Guizot was therefore seen as an untypical protestant. His very beliefs are difficult to define. They have been described as “minimum of Christianity”, as “up in the air religion”. For him, reason holds religion at a distance, placing it in another sphere. In his understanding of history, God does not intervene as a primary cause. He thus wrote in 1853: “In our personal destiny as in that of the world, I know neither the reason nor the ways of God.” A disciple of Calvin, he nevertheless rejected predestination, and nowhere gave his opinion on the presence of Christ in the communion, nor on the question of grace.

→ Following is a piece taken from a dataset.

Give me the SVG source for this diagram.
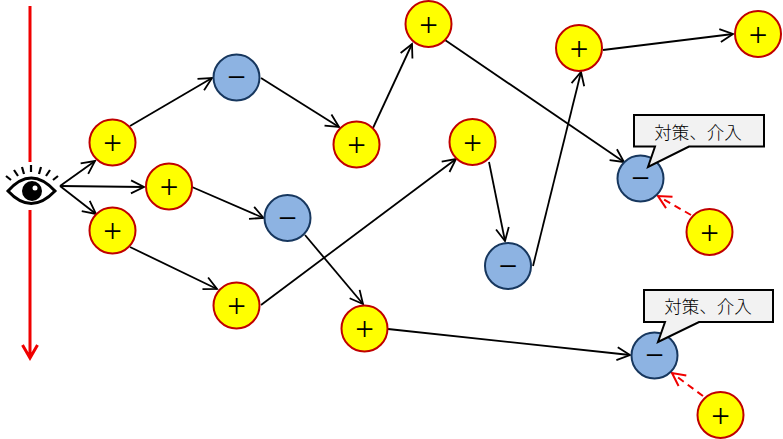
<svg xmlns="http://www.w3.org/2000/svg" width="783" height="439" viewBox="0 0 783 439">
<defs>
<marker id="a" markerUnits="userSpaceOnUse" markerWidth="18" markerHeight="18" refX="14" refY="8" orient="auto"><path d="M1 1.500L14 8L1 14.500" fill="none" stroke="#000" stroke-width="1.8"/></marker>
<marker id="r" markerUnits="userSpaceOnUse" markerWidth="18" markerHeight="18" refX="14" refY="8" orient="auto"><path d="M1 1.500L14 8L1 14.500" fill="none" stroke="#f00000" stroke-width="2"/></marker>
</defs>
<style>
.p circle{fill:#ffff00;stroke:#c00000;stroke-width:2}
.m circle{fill:#8db3e2;stroke:#17375e;stroke-width:2}
text{font-family:"Liberation Serif",serif;text-anchor:middle;fill:#000}
.s{font-size:33px}
.c{font-size:17.5px;font-family:"Noto Sans CJK JP","Liberation Sans",sans-serif;font-weight:300}
.b{fill:#f2f2f2;stroke:#000;stroke-width:2}
#connectors line{stroke:#000;stroke-width:1.8;marker-end:url(#a)}
#connectors line.d{stroke:#f00000;stroke-width:2;stroke-dasharray:7 5;marker-end:url(#r)}
</style>
<rect width="783" height="439" fill="#fff"/>
<path d="M30 6V162M30 210V357M22.500 345L30 358L37.500 345" fill="none" stroke="#f00000" stroke-width="3"/>
<g id="connectors">
<line x1="60" y1="186" x2="95" y2="161"/><line x1="60" y1="186" x2="144" y2="187"/><line x1="60" y1="186" x2="96" y2="214"/>
<line x1="130" y1="126" x2="212" y2="78"/><line x1="261" y1="78" x2="339" y2="127"/><line x1="373" y1="128" x2="412" y2="44"/>
<line x1="445" y1="40" x2="624" y2="162"/><line x1="192" y1="187" x2="263.500" y2="218"/><line x1="305" y1="235" x2="363" y2="304"/>
<line x1="130" y1="247" x2="217" y2="289"/><line x1="261" y1="305" x2="456" y2="159"/><line x1="489" y1="162" x2="505" y2="241"/>
<line x1="533" y1="266" x2="581" y2="72"/><line x1="603" y1="50" x2="733" y2="34"/><line x1="388" y1="329" x2="630" y2="355"/>
<line class="d" x1="691" y1="215" x2="658" y2="196"/><line class="d" x1="703" y1="396" x2="672" y2="373"/>
</g>
<g id="eye">
<path d="M8 191Q31 165 55 191Q31 216 8 191Z" fill="#fff" stroke="#000" stroke-width="3"/>
<circle cx="32" cy="191" r="10" fill="#000"/><circle cx="35" cy="188" r="2.500" fill="#fff"/>
<path d="M6 176L11 180M14 170L18 176M22 167L24 174M31 165V172M41 167L39 174M50 170L46 176M58 176L53 180" fill="none" stroke="#000" stroke-width="2.200"/>
</g>
<g id="n1" class="p"><circle cx="112.500" cy="142.500" r="23"/><text class="s" x="112.500" y="154">+</text></g>
<g id="n2" class="p"><circle cx="169" cy="186.500" r="23"/><text class="s" x="169" y="198">+</text></g>
<g id="n3" class="p"><circle cx="112.500" cy="230.500" r="23"/><text class="s" x="112.500" y="242">+</text></g>
<g id="n4" class="m"><circle cx="236.500" cy="77.500" r="23"/><text class="s" x="236.500" y="88">−</text></g>
<g id="n5" class="m"><circle cx="287.500" cy="218" r="23"/><text class="s" x="287.500" y="228.500">−</text></g>
<g id="n6" class="p"><circle cx="356.500" cy="144.500" r="23"/><text class="s" x="356.500" y="156">+</text></g>
<g id="n7" class="p"><circle cx="428.500" cy="24" r="23"/><text class="s" x="428.500" y="35.500">+</text></g>
<g id="n8" class="p"><circle cx="472.500" cy="142" r="23"/><text class="s" x="472.500" y="153.500">+</text></g>
<g id="n9" class="p"><circle cx="236.500" cy="305.500" r="23"/><text class="s" x="236.500" y="317">+</text></g>
<g id="n10" class="p"><circle cx="364.500" cy="328.500" r="23"/><text class="s" x="364.500" y="340">+</text></g>
<g id="n11" class="m"><circle cx="508" cy="266" r="23"/><text class="s" x="508" y="276.500">−</text></g>
<g id="n12" class="p"><circle cx="579" cy="48" r="23"/><text class="s" x="579" y="59.500">+</text></g>
<g id="n13" class="p"><circle cx="758" cy="34" r="23"/><text class="s" x="758" y="45.500">+</text></g>
<g id="n14" class="m"><circle cx="640.500" cy="178.500" r="23"/><text class="s" x="640.500" y="189">−</text></g>
<g id="n15" class="p"><circle cx="709.500" cy="232" r="23"/><text class="s" x="709.500" y="243.500">+</text></g>
<g id="n16" class="m"><circle cx="654.500" cy="355.500" r="23"/><text class="s" x="654.500" y="366">−</text></g>
<g id="n17" class="p"><circle cx="720.500" cy="415" r="23"/><text class="s" x="720.500" y="426.500">+</text></g>
<g id="c1"><path class="b" d="M634 115H764V146.500H689L648 167L655 146.500H634Z"/><text class="c" x="698" y="139">対策、介入</text></g>
<g id="c2"><path class="b" d="M644 290H773V322H699L658 342L665 322H644Z"/><text class="c" x="708" y="313">対策、介入</text></g>
</svg>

In the three volumes of Méditations sur la religion chrétienne which he published between 1864 and 1868, he made belief in the supernatural the corner stone of Christianity, and defined five dogma which are its illustration: the creation, providence, original sin, incarnation and redemption. But the Trinity, which is the foundation of the Christian religion, is not mentioned: as if Guizot, a poor theologian, restricted himself to noting the mysteries and bowed down before them without attempting to penetrate them. His robust soul was drawn neither towards exaltation, fervour, nor disquiet. “In my soul’s relationship with God”, he wrote in 1853, “I have never felt the need for an intermediary; in joy or in sadness, to give thanks or to implore help, I address Him directly, spontaneously; I live with Him in the most humble intimacy, I dare say it, but in an intimacy which is immediate and confident”.